Code that draws figures
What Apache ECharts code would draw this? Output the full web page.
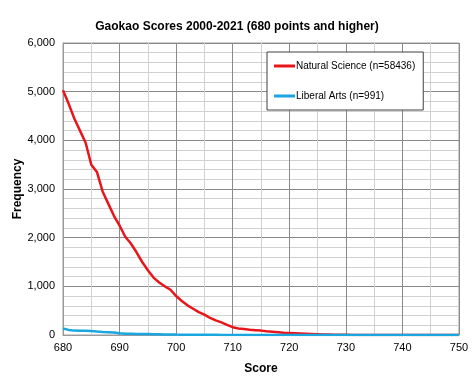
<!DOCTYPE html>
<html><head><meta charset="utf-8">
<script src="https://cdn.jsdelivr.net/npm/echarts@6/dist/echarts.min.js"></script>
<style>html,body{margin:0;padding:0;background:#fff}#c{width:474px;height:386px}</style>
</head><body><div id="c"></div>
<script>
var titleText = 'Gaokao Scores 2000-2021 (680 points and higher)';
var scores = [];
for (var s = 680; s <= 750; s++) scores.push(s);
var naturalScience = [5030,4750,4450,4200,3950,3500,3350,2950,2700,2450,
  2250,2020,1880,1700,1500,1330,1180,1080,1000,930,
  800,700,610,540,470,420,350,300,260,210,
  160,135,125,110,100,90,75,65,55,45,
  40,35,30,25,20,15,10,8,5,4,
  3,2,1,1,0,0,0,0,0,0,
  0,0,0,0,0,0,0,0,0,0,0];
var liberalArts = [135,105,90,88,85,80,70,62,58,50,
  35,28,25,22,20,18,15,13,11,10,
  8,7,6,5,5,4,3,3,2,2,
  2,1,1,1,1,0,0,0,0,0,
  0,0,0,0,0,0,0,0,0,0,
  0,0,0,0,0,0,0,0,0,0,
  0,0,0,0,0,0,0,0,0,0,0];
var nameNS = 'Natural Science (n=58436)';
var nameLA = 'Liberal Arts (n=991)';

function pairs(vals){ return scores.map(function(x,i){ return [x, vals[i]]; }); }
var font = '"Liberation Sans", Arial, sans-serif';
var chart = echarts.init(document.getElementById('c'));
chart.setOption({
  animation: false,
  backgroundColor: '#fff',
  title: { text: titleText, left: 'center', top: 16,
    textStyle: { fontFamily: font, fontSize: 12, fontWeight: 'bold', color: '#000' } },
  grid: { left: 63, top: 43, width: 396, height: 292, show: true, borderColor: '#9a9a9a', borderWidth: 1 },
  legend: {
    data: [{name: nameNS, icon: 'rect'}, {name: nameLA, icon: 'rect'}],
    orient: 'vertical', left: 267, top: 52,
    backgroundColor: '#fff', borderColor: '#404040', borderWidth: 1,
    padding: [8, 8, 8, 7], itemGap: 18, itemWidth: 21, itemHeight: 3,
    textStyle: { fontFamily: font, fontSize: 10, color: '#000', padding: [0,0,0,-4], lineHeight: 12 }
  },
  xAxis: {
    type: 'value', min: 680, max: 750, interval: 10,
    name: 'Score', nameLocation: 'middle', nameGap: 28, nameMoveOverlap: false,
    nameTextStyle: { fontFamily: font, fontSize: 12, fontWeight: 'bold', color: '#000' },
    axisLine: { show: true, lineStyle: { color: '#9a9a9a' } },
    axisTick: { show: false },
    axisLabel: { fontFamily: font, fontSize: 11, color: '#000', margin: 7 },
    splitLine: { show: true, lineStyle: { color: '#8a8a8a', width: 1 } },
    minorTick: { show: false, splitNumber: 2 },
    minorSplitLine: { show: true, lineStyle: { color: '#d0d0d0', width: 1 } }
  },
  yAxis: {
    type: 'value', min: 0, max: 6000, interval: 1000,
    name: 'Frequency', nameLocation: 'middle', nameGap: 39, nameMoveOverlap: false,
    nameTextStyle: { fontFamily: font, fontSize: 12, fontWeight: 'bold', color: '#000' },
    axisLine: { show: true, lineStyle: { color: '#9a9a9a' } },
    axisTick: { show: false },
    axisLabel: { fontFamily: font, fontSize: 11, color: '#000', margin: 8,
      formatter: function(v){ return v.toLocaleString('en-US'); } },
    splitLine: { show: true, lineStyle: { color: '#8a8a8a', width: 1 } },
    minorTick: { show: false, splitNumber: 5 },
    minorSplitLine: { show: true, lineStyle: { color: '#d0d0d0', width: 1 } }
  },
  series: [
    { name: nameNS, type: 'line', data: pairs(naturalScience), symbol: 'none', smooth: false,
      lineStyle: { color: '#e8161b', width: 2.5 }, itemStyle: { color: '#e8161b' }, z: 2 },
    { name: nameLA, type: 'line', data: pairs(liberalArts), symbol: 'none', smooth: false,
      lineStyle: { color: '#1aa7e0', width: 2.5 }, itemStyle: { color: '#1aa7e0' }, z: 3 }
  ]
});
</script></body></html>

==

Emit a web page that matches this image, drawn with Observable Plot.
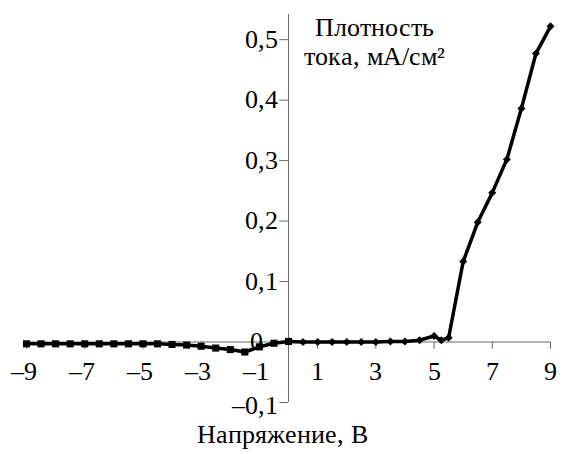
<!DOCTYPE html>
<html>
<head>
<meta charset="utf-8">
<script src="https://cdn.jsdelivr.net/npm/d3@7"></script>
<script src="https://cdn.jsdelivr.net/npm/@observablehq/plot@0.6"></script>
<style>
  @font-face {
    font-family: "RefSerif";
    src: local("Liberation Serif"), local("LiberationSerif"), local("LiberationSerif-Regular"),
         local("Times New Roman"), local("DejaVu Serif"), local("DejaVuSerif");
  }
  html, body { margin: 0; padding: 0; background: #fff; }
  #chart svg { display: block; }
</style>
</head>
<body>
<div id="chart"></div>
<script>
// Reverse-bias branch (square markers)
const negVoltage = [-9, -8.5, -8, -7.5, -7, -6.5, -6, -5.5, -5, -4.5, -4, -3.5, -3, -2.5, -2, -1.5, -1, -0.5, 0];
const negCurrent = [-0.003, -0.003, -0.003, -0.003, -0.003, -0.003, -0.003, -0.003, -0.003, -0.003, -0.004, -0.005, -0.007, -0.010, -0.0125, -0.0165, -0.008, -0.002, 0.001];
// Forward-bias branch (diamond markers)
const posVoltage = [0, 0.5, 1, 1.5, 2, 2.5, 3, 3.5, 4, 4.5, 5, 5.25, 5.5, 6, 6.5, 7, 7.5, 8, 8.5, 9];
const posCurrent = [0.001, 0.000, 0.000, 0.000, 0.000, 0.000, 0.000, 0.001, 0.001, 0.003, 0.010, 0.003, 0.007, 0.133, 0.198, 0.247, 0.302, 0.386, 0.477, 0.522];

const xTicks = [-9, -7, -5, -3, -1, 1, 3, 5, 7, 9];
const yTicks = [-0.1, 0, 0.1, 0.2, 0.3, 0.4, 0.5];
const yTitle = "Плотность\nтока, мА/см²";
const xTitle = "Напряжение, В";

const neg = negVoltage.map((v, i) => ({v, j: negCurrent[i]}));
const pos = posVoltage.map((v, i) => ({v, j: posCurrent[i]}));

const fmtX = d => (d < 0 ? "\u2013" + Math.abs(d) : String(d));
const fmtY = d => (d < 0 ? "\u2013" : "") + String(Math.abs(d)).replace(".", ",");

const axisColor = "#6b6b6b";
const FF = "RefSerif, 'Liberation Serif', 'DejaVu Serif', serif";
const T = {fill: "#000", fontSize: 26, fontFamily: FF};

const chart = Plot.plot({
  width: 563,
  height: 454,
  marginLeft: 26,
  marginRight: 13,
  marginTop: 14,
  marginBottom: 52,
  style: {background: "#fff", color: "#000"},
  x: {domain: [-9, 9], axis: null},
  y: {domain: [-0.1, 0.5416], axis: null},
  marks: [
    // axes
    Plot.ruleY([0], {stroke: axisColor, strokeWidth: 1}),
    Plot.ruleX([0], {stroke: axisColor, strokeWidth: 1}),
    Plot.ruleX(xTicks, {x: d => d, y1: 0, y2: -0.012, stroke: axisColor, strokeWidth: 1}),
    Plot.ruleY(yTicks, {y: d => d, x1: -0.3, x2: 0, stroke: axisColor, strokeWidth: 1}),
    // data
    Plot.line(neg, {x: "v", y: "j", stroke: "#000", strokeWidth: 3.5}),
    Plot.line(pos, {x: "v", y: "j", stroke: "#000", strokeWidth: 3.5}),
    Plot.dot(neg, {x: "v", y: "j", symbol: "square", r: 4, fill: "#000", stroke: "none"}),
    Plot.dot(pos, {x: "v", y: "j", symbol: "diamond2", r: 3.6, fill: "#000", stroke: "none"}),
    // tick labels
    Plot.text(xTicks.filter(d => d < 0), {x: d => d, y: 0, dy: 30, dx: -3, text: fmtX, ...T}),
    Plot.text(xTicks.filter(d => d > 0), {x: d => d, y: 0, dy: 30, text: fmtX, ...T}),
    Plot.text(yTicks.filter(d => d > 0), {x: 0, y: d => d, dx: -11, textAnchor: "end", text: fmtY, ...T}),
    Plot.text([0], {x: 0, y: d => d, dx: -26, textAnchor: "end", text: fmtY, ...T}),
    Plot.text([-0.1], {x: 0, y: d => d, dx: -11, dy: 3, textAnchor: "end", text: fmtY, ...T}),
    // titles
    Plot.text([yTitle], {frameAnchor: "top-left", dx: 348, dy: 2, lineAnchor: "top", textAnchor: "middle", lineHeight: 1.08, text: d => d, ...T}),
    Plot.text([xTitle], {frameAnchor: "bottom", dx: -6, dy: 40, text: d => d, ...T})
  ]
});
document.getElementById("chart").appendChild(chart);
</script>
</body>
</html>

> **The task**
Extract exactly, and only, the lines from the one with "What Apache ECharts" to the one with "var nameLA = 'Liberal Arts (n=991)';", both ends counted. Leave the images behind.

> **Finished task**
What Apache ECharts code would draw this? Output the full web page.
<!DOCTYPE html>
<html><head><meta charset="utf-8">
<script src="https://cdn.jsdelivr.net/npm/echarts@6/dist/echarts.min.js"></script>
<style>html,body{margin:0;padding:0;background:#fff}#c{width:474px;height:386px}</style>
</head><body><div id="c"></div>
<script>
var titleText = 'Gaokao Scores 2000-2021 (680 points and higher)';
var scores = [];
for (var s = 680; s <= 750; s++) scores.push(s);
var naturalScience = [5030,4750,4450,4200,3950,3500,3350,2950,2700,2450,
  2250,2020,1880,1700,1500,1330,1180,1080,1000,930,
  800,700,610,540,470,420,350,300,260,210,
  160,135,125,110,100,90,75,65,55,45,
  40,35,30,25,20,15,10,8,5,4,
  3,2,1,1,0,0,0,0,0,0,
  0,0,0,0,0,0,0,0,0,0,0];
var liberalArts = [135,105,90,88,85,80,70,62,58,50,
  35,28,25,22,20,18,15,13,11,10,
  8,7,6,5,5,4,3,3,2,2,
  2,1,1,1,1,0,0,0,0,0,
  0,0,0,0,0,0,0,0,0,0,
  0,0,0,0,0,0,0,0,0,0,
  0,0,0,0,0,0,0,0,0,0,0];
var nameNS = 'Natural Science (n=58436)';
var nameLA = 'Liberal Arts (n=991)';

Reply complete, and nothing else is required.